YOUR OBJECTIVE:
Show all lines that include the string "drawn"; copy each one.

COLLECTED MATERIAL:
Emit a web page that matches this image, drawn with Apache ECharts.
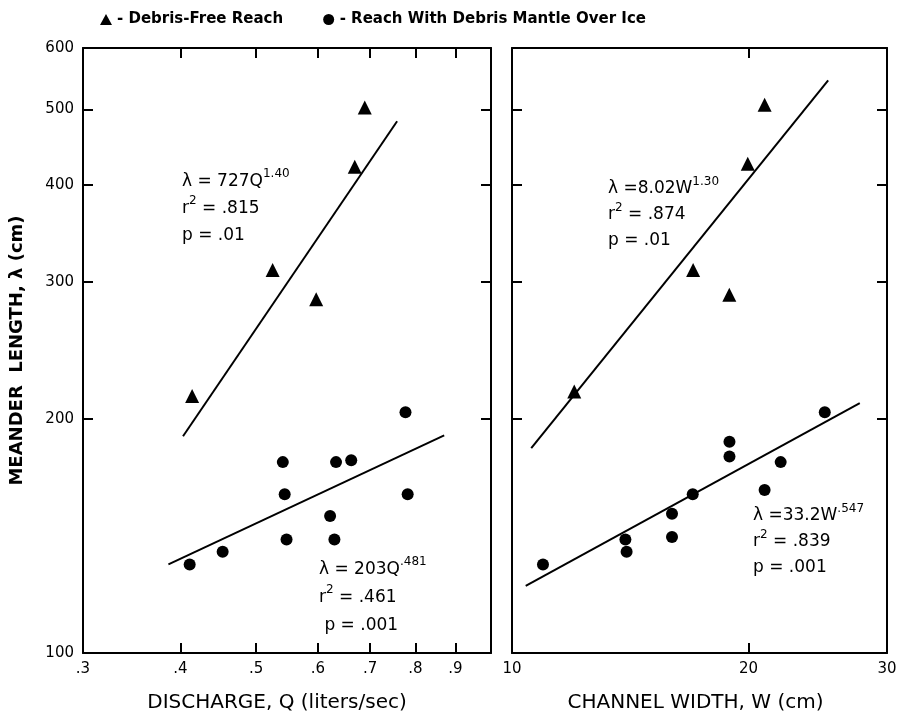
<!DOCTYPE html>
<html>
<head>
<meta charset="utf-8">
<script src="https://cdn.jsdelivr.net/npm/echarts@6/dist/echarts.min.js"></script>
<style>
  html, body { margin: 0; padding: 0; background: #fff; }
  #chart { width: 906px; height: 718px; }
</style>
</head>
<body>
<div id="chart"></div>
<script>
// [discharge Q (l/s), meander length (cm)]
const freeByQ = [[0.414, 214], [0.525, 311], [0.597, 285], [0.669, 422], [0.689, 503]];
const mantleByQ = [
  [0.411, 130], [0.453, 135], [0.541, 176], [0.544, 160], [0.547, 140], [0.622, 150],
  [0.630, 140], [0.633, 176], [0.662, 177], [0.777, 204], [0.782, 160]
];
// [channel width W (cm), meander length (cm)]
const freeByW = [[12.0, 217], [17.0, 311], [18.9, 289], [19.95, 426], [20.96, 507]];
const mantleByW = [
  [10.95, 130], [13.94, 140], [13.99, 135], [15.98, 141], [15.98, 151], [16.98, 160],
  [18.91, 187], [18.91, 179], [20.96, 162], [21.97, 176], [25.0, 204]
];
// fitted lines, ends as drawn on the figure
const fitFreeQ = [[0.403, 190], [0.758, 483]];
const fitMantleQ = [[0.386, 130], [0.871, 190.5]];
const fitFreeW = [[10.58, 183.5], [25.25, 545]];
const fitMantleW = [[10.41, 122], [27.7, 209.6]];

const lambdaTicks = [200, 300, 400, 500];
const lambdaLabels = [100, 200, 300, 400, 500, 600];
const qTicks = [0.4, 0.5, 0.6, 0.7, 0.8, 0.9];
const qLabels = [0.3, 0.4, 0.5, 0.6, 0.7, 0.8, 0.9];
const wTicks = [20];
const wLabels = [10, 20, 30];

const legendNames = ['- Debris-Free Reach', '- Reach With Debris Mantle Over Ice'];

const FONT = 'DejaVu Sans';
const ink = '#000';

function logAxis(gridIndex, position, min, max, ticks, labels, extra) {
  return Object.assign({
    type: 'log',
    logBase: 10,
    gridIndex,
    position,
    min,
    max,
    axisLine: { show: true, onZero: false, lineStyle: { color: ink, width: 2 } },
    axisTick: { show: true, inside: true, length: 10, customValues: ticks, lineStyle: { color: ink, width: 2 } },
    axisLabel: labels
      ? { show: true, customValues: labels, color: ink, fontFamily: FONT, fontSize: 15, margin: 9 }
      : { show: false },
    splitLine: { show: false },
    minorTick: { show: false }
  }, extra || {});
}

const qFormat = v => '.' + Math.round(v * 10);
const intFormat = v => String(Math.round(v));

const nameStyle = { color: ink, fontFamily: FONT, fontSize: 20 };

// axis index 0/1: left panel (bottom|left, top|right), 2/3: right panel
const xAxis = [
  logAxis(0, 'bottom', 0.3, 1.0, qTicks, qLabels, {
    name: 'DISCHARGE, Q (liters/sec)', nameLocation: 'middle', nameGap: 40,
    nameTextStyle: Object.assign({ padding: [0, 20, 0, 0] }, nameStyle)
  }),
  logAxis(0, 'top', 0.3, 1.0, qTicks, null),
  logAxis(1, 'bottom', 10, 30, wTicks, wLabels, {
    name: 'CHANNEL WIDTH, W (cm)', nameLocation: 'middle', nameGap: 40,
    nameTextStyle: Object.assign({ padding: [0, 8, 0, 0] }, nameStyle)
  }),
  logAxis(1, 'top', 10, 30, wTicks, null)
];
xAxis[0].axisLabel.formatter = qFormat;
xAxis[2].axisLabel.formatter = intFormat;

const yAxis = [
  logAxis(0, 'left', 100, 600, lambdaTicks, lambdaLabels, {
    name: 'MEANDER  LENGTH, λ (cm)', nameLocation: 'middle', nameGap: 57,
    nameTextStyle: { color: ink, fontFamily: FONT, fontSize: 18, fontWeight: 'bold' }
  }),
  logAxis(0, 'right', 100, 600, lambdaTicks, null),
  logAxis(1, 'left', 100, 600, lambdaTicks, null),
  logAxis(1, 'right', 100, 600, lambdaTicks, null)
];
yAxis[0].axisLabel.formatter = intFormat;

function points(name, symbol, size, axisIndex, data) {
  return {
    type: 'scatter', name, symbol, symbolSize: size,
    xAxisIndex: axisIndex, yAxisIndex: axisIndex,
    itemStyle: { color: ink, opacity: 1 }, data
  };
}

function fitLine(axisIndex, data) {
  return {
    type: 'line', xAxisIndex: axisIndex, yAxisIndex: axisIndex,
    showSymbol: false, symbol: 'none', silent: true,
    lineStyle: { color: ink, width: 2 }, data
  };
}

// regression notes; superscripts through rich text
const rich = {
  m: { fontFamily: FONT, fontSize: 17, lineHeight: 27, fill: ink },
  s: { fontFamily: FONT, fontSize: 12, lineHeight: 6, verticalAlign: 'top', fill: ink }
};

function note(x, y, eq, exp, r2, p, lh) {
  const r = JSON.parse(JSON.stringify(rich));
  if (lh) r.m.lineHeight = lh;
  return {
    type: 'text', left: x, top: y, silent: true,
    style: {
      text: `{m|λ ${eq}}{s|${exp}}\n{m|r}{s|2}{m| = ${r2}}\n{m|${p}}`,
      rich: r
    }
  };
}

const chart = echarts.init(document.getElementById('chart'), null, { renderer: 'canvas' });

chart.setOption({
  backgroundColor: '#fff',
  animation: false,
  legend: {
    data: legendNames,
    left: 95,
    top: 7,
    itemGap: 40,
    itemWidth: 12,
    itemHeight: 11,
    textStyle: { color: ink, fontFamily: FONT, fontSize: 15, fontWeight: 'bold' }
  },
  grid: [
    { left: 83, top: 48, width: 408, height: 607 },
    { left: 512, top: 48, width: 375, height: 607 }
  ],
  xAxis,
  yAxis,
  graphic: [
    note(182, 168, '= 727Q', '1.40', '.815', 'p = .01'),
    note(319, 556, '= 203Q', '.481', '.461', ' p = .001', 28),
    note(608, 176, '=8.02W', '1.30', '.874', 'p = .01', 26),
    note(753, 503, '=33.2W', '.547', '.839', 'p = .001', 26)
  ],
  series: [
    points(legendNames[0], 'triangle', 14, 0, freeByQ),
    points(legendNames[1], 'circle', 12, 0, mantleByQ),
    points(legendNames[0], 'triangle', 14, 2, freeByW),
    points(legendNames[1], 'circle', 12, 2, mantleByW),
    fitLine(0, fitFreeQ),
    fitLine(0, fitMantleQ),
    fitLine(2, fitFreeW),
    fitLine(2, fitMantleW)
  ]
});
</script>
</body>
</html>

RESULT BELOW:
Emit a web page that matches this image, drawn with Apache ECharts.
// fitted lines, ends as drawn on the figure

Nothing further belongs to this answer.